Take a hike through the Morne Seychellois National Park and you will be rewarded with Anse Major. With the only other access to the beach being by boat, you will likely find yourselves alone at this secluded spot. Be sure to take a picnic with you; there’s no refreshments to be found. Here, there’s just a couple of old abandoned buildings and the hike to reach this spot is more than an hour each way. There is, however, some fantastic snorkelling to be done.
This is the most unspoiled beach on Mahé. Anse Intendance is almost a kilometre long so there is plenty of it to explore. A popular spot for surfers, this beach has waves that can be pretty rough so swimming is not always advisable. It is recommended to avoid swimming from June through September. The Banyan Tree Resort, located here, puts out safety flags daily to indicate the current level of danger which helps you determine whether it’s safe enough to swim. The resort also has a bar on the beach where you can buy drinks until sun down. Look out for turtle-nest hatchings between October and February.
Situated in the north west of the island, Anse Lazio is a truly special beach. Although it is a tourist favourite, it never feels overcrowded. If you’re looking for solitude, arrive early in the morning and you may be lucky enough to get the beach to yourself. Swimming is generally very safe at Anse Lazio, but be aware that waves can be strong even on seemingly calm days. For those who prefer to relax on the sand, huge Takamaka trees provide much welcomed shade along the 500m beach.
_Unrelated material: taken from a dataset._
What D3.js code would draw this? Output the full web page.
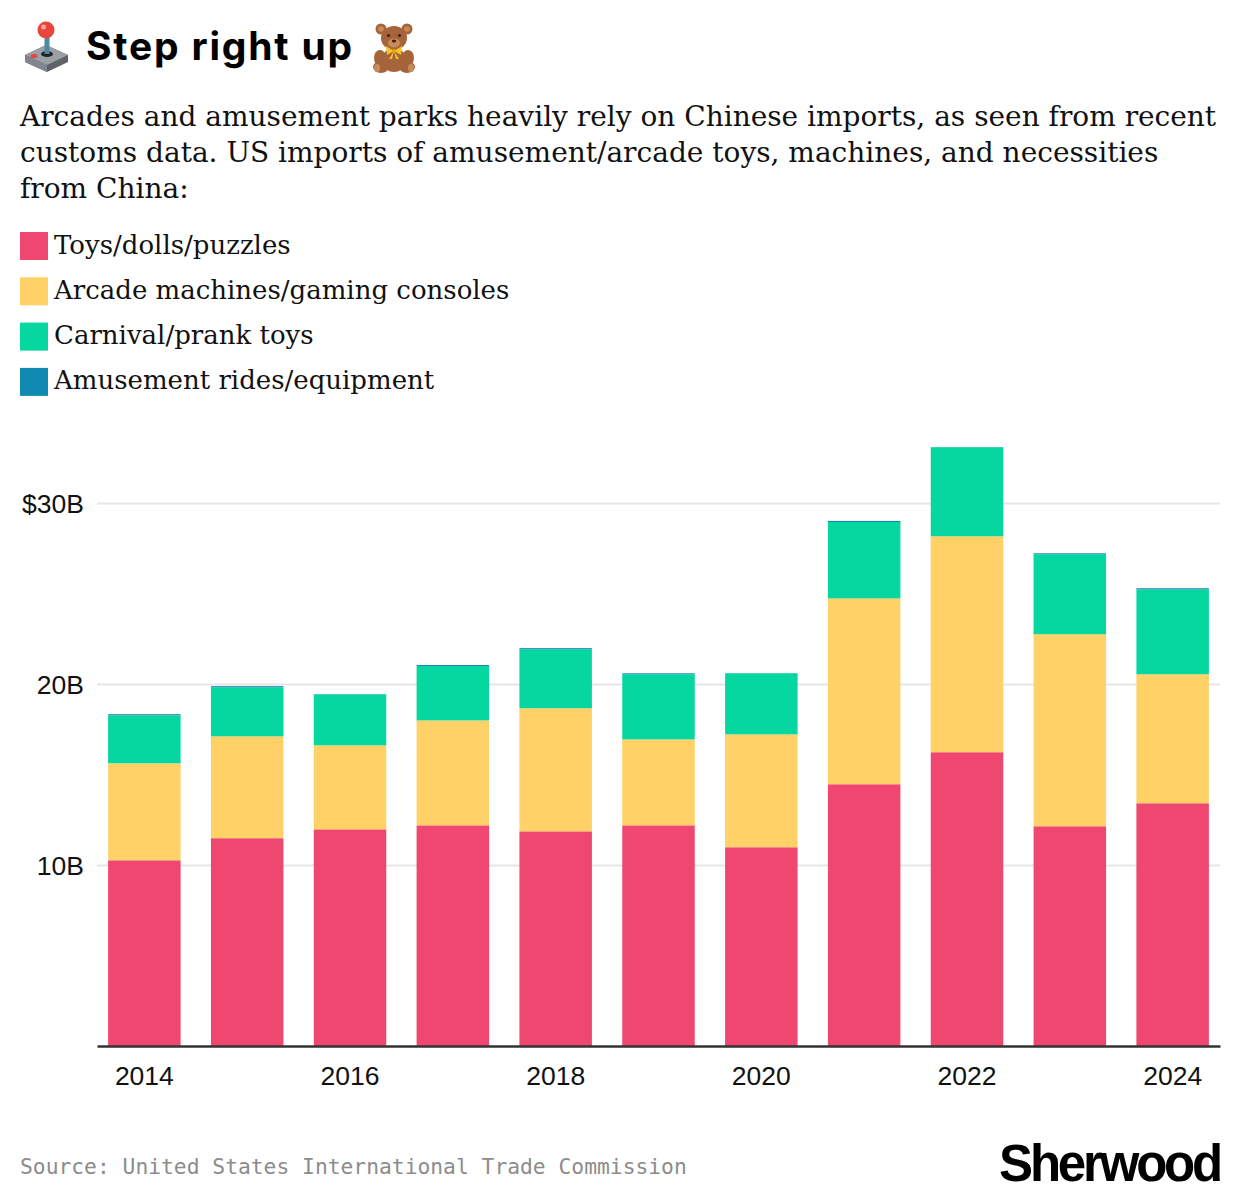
<!DOCTYPE html>
<html>
<head>
<meta charset="utf-8">
<script src="https://cdn.jsdelivr.net/npm/d3@7"></script>
<style>
  html, body { margin: 0; padding: 0; background: #fff; }
  svg { display: block; }
</style>
</head>
<body>
<svg id="chart" width="1240" height="1204"></svg>
<script>
// ---- data ----
const years = [2014, 2015, 2016, 2017, 2018, 2019, 2020, 2021, 2022, 2023, 2024];
const toys     = [10.26, 11.48, 11.97, 12.19, 11.86, 12.19, 10.98, 14.46, 16.23, 12.14, 13.41];
const arcade   = [5.36, 5.63, 4.64, 5.80, 6.80, 4.75, 6.24, 10.27, 11.93, 10.61, 7.13];
const carnival = [2.65, 2.71, 2.82, 3.00, 3.26, 3.60, 3.37, 4.22, 4.92, 4.42, 4.69];
const rides    = [0.06, 0.06, 0.01, 0.06, 0.06, 0.05, 0.01, 0.06, 0.01, 0.05, 0.06];
const seriesNames = ["Toys/dolls/puzzles", "Arcade machines/gaming consoles", "Carnival/prank toys", "Amusement rides/equipment"];
const seriesColors = ["#EF476F", "#FFD166", "#06D6A0", "#118AB2"];
const yTicks = [10, 20, 30];
const xTickYears = [2014, 2016, 2018, 2020, 2022, 2024];
const titleText = "Step right up";
const subtitleLines = [
  "Arcades and amusement parks heavily rely on Chinese imports, as seen from recent",
  "customs data. US imports of amusement/arcade toys, machines, and necessities",
  "from China:"
];
const sourceText = "Source: United States International Trade Commission";
const logoText = "Sherwood";

// ---- build table ----
const keys = ["toys", "arcade", "carnival", "rides"];
const table = years.map((yr, i) => ({year: yr, toys: toys[i], arcade: arcade[i], carnival: carnival[i], rides: rides[i]}));
const stacked = d3.stack().keys(keys)(table);

const svg = d3.select("#chart");
const serif = "'DejaVu Serif', serif";
const sans = "'Liberation Sans', Arial, sans-serif";

// ---- title ----
// joystick icon
const joy = svg.append("g").attr("class", "icon-joystick");
joy.append("path").attr("d", "M25,55 L46,45 L68,55 L68,62 L47,72 L25,62 Z").attr("fill", "#5f6368");
joy.append("path").attr("d", "M25,55 L46,45 L68,55 L47,65 Z").attr("fill", "#9aa0a6");
joy.append("path").attr("d", "M25,55 L47,65 L47,72 L25,62 Z").attr("fill", "#80868b");
joy.append("ellipse").attr("cx", 47).attr("cy", 54).attr("rx", 6).attr("ry", 3).attr("fill", "#202124");
joy.append("rect").attr("x", 44.5).attr("y", 33).attr("width", 5).attr("height", 21).attr("fill", "#4f8a9c");
joy.append("circle").attr("cx", 46).attr("cy", 30).attr("r", 8.5).attr("fill", "#e8453c");
joy.append("circle").attr("cx", 43.5).attr("cy", 27).attr("r", 2.5).attr("fill", "#f8a29a");
joy.append("ellipse").attr("cx", 34).attr("cy", 56).attr("rx", 3.5).attr("ry", 2).attr("fill", "#e8453c");

svg.append("text")
  .attr("x", 86).attr("y", 60)
  .attr("font-family", "Inter, 'Liberation Sans', sans-serif")
  .attr("font-weight", 700)
  .attr("font-size", 39)
  .attr("letter-spacing", 1.8)
  .attr("fill", "#000")
  .text(titleText);

// teddy bear icon
const bear = svg.append("g").attr("class", "icon-bear");
const brown = "#a5643a", light = "#c98b5c", dark = "#3e2415";
bear.append("circle").attr("cx", 381).attr("cy", 29).attr("r", 5.5).attr("fill", brown);
bear.append("circle").attr("cx", 407).attr("cy", 29).attr("r", 5.5).attr("fill", brown);
bear.append("circle").attr("cx", 381).attr("cy", 29).attr("r", 2.8).attr("fill", light);
bear.append("circle").attr("cx", 407).attr("cy", 29).attr("r", 2.8).attr("fill", light);
bear.append("ellipse").attr("cx", 380).attr("cy", 58).attr("rx", 6).attr("ry", 8).attr("fill", brown);
bear.append("ellipse").attr("cx", 408).attr("cy", 58).attr("rx", 6).attr("ry", 8).attr("fill", brown);
bear.append("ellipse").attr("cx", 394).attr("cy", 60).attr("rx", 12).attr("ry", 12).attr("fill", brown);
bear.append("ellipse").attr("cx", 381).attr("cy", 67).attr("rx", 8).attr("ry", 6).attr("fill", brown);
bear.append("ellipse").attr("cx", 407).attr("cy", 67).attr("rx", 8).attr("ry", 6).attr("fill", brown);
bear.append("ellipse").attr("cx", 377).attr("cy", 68).attr("rx", 3).attr("ry", 4).attr("fill", light);
bear.append("ellipse").attr("cx", 411).attr("cy", 68).attr("rx", 3).attr("ry", 4).attr("fill", light);
bear.append("ellipse").attr("cx", 394).attr("cy", 38).attr("rx", 13).attr("ry", 12).attr("fill", brown);
bear.append("ellipse").attr("cx", 394).attr("cy", 43).attr("rx", 6).attr("ry", 4.5).attr("fill", light);
bear.append("ellipse").attr("cx", 394).attr("cy", 41).attr("rx", 2.2).attr("ry", 1.5).attr("fill", dark);
bear.append("circle").attr("cx", 388.5).attr("cy", 35.5).attr("r", 1.6).attr("fill", dark);
bear.append("circle").attr("cx", 399.5).attr("cy", 35.5).attr("r", 1.6).attr("fill", dark);
bear.append("path").attr("d", "M394,51 L386,46 L387,55 Z M394,51 L402,46 L401,55 Z M394,51 L389,59 L392,59 Z M394,51 L399,59 L396,59 Z").attr("fill", "#f6c12a");
bear.append("circle").attr("cx", 394).attr("cy", 51).attr("r", 2).attr("fill", "#e9a80f");

// ---- subtitle ----
const sub = svg.append("text")
  .attr("font-family", serif).attr("font-size", 28).attr("fill", "#111");
subtitleLines.forEach((ln, i) => {
  sub.append("tspan").attr("x", 20).attr("y", 126 + i * 36).text(ln);
});

// ---- legend ----
const legend = svg.append("g").attr("class", "legend");
seriesNames.forEach((name, i) => {
  const g = legend.append("g").attr("transform", `translate(20,${232 + i * 45.3})`);
  g.append("rect").attr("width", 28).attr("height", 28).attr("fill", seriesColors[i]);
  g.append("text").attr("x", 34).attr("y", 21.5)
    .attr("font-family", serif).attr("font-size", 26).attr("fill", "#111")
    .text(name);
});

// ---- scales ----
const x = d3.scaleBand().domain(years).range([97, 1220]).paddingInner(0.295).paddingOuter(0.108);
const y = d3.scaleLinear().domain([0, 30]).range([1046, 503]);

// gridlines + y labels
const yAxis = svg.append("g").attr("transform", "translate(97,0)")
  .call(d3.axisLeft(y).tickValues(yTicks).tickSize(-(1220 - 97)).tickPadding(13)
    .tickFormat(d => d === 30 ? "$30B" : d + "B"));
yAxis.select(".domain").remove();
yAxis.selectAll(".tick line").attr("stroke", "#e6e6e6").attr("stroke-width", 2);
yAxis.selectAll(".tick text").attr("font-family", sans).attr("font-size", 26.5).attr("fill", "#111").attr("dy", "0.36em");

// bars
svg.append("g").selectAll("g").data(stacked).join("g")
  .attr("fill", (d, i) => seriesColors[i])
  .selectAll("rect").data(d => d).join("rect")
  .attr("x", d => x(d.data.year))
  .attr("width", x.bandwidth())
  .attr("y", d => y(d[1]))
  .attr("height", d => y(d[0]) - y(d[1]));

// x axis
const xAxis = svg.append("g").attr("transform", "translate(0,1046)")
  .call(d3.axisBottom(x).tickValues(xTickYears).tickSize(0).tickPadding(20.5).tickSizeOuter(0));
xAxis.select(".domain").attr("stroke", "#333").attr("stroke-width", 2.5);
xAxis.selectAll(".tick text").attr("font-family", sans).attr("font-size", 26.5).attr("fill", "#111");

// ---- footer ----
svg.append("text").attr("x", 20).attr("y", 1174)
  .attr("font-family", "'DejaVu Sans Mono', 'Liberation Mono', monospace")
  .attr("font-size", 21.3).attr("fill", "#8c8c8c")
  .text(sourceText);

svg.append("text").attr("x", 1220).attr("y", 1181)
  .attr("text-anchor", "end")
  .attr("font-family", "'Liberation Sans', Arial, sans-serif")
  .attr("font-weight", 700).attr("font-size", 51).attr("letter-spacing", -3.2)
  .attr("fill", "#000")
  .text(logoText);
</script>
</body>
</html>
It’s an easy drive to Anse Lazio, with signposts helpfully guiding the way and a car park ready for your arrival. A bus can also take you most of the way — but will leave you with a steep hill to walk back up on the way home.
When arriving at Anse Lazio, it is impossible to miss the giant net off to the right hand side. This was placed as a result of the two fatal shark attacks in 2011 — the first in 50 years. Initially, bathers favoured to swim within the parameters of the net after it was set up. Now, people tend to swim across the whole of Anse Lazio again. There are two beach restaurants on the beach, Bonbon Plume and Le Chevalier. The food at Bonbon Plume is some of the best Creole food you will find on the island.
Anse Georgette is hidden away in the grounds of Constance Lemuria Hotel. The hotel does allow a limited number of outsiders to access daily but you must call ahead to do so. Alternatively, you can take a hike from Mont Plaisir down to the beach. It’s not particularly well signposted so seek local advice; people will be happy to help you. The unique thing about Anse Georgette is that there is no coral or rocks in the bay so it is a pure sand beach. This gives the water the most stunning colour.
La Digue Island
Anse Source D’Argent
Frequently topping the best beach in the world lists, Anse Source D’Argent is unquestionably a beautiful beach. It is located on the west coast of the island and within the grounds of L’Union Estate. If you want to get your classic Seychelles beach photo, this is the place to do it: Trademark pink rocks, water in shades of blue you never even knew existed and powder fine white sand are all to be found here.
There are a couple of downsides to this beach. Firstly, it’s really not great for swimming. The water is very shallow and the coral and rocks make it less than comfortable to walk over. If it’s swimming you want to do on La Digue, take a trip to Anse Severe. The other negative is that while watching the sunset would be amazing here, the gates to L’Union Estate close at 5pm so unfortunately you can’t stay to watch.
Cycling to Anse Severe doesn’t take long from the main town of La Passe, but prepare for the steep hill. With the majority of the crowds heading over to the west side of the island, this beach is often very quiet. Head over in the early evening to watch the sunset over Praslin Island.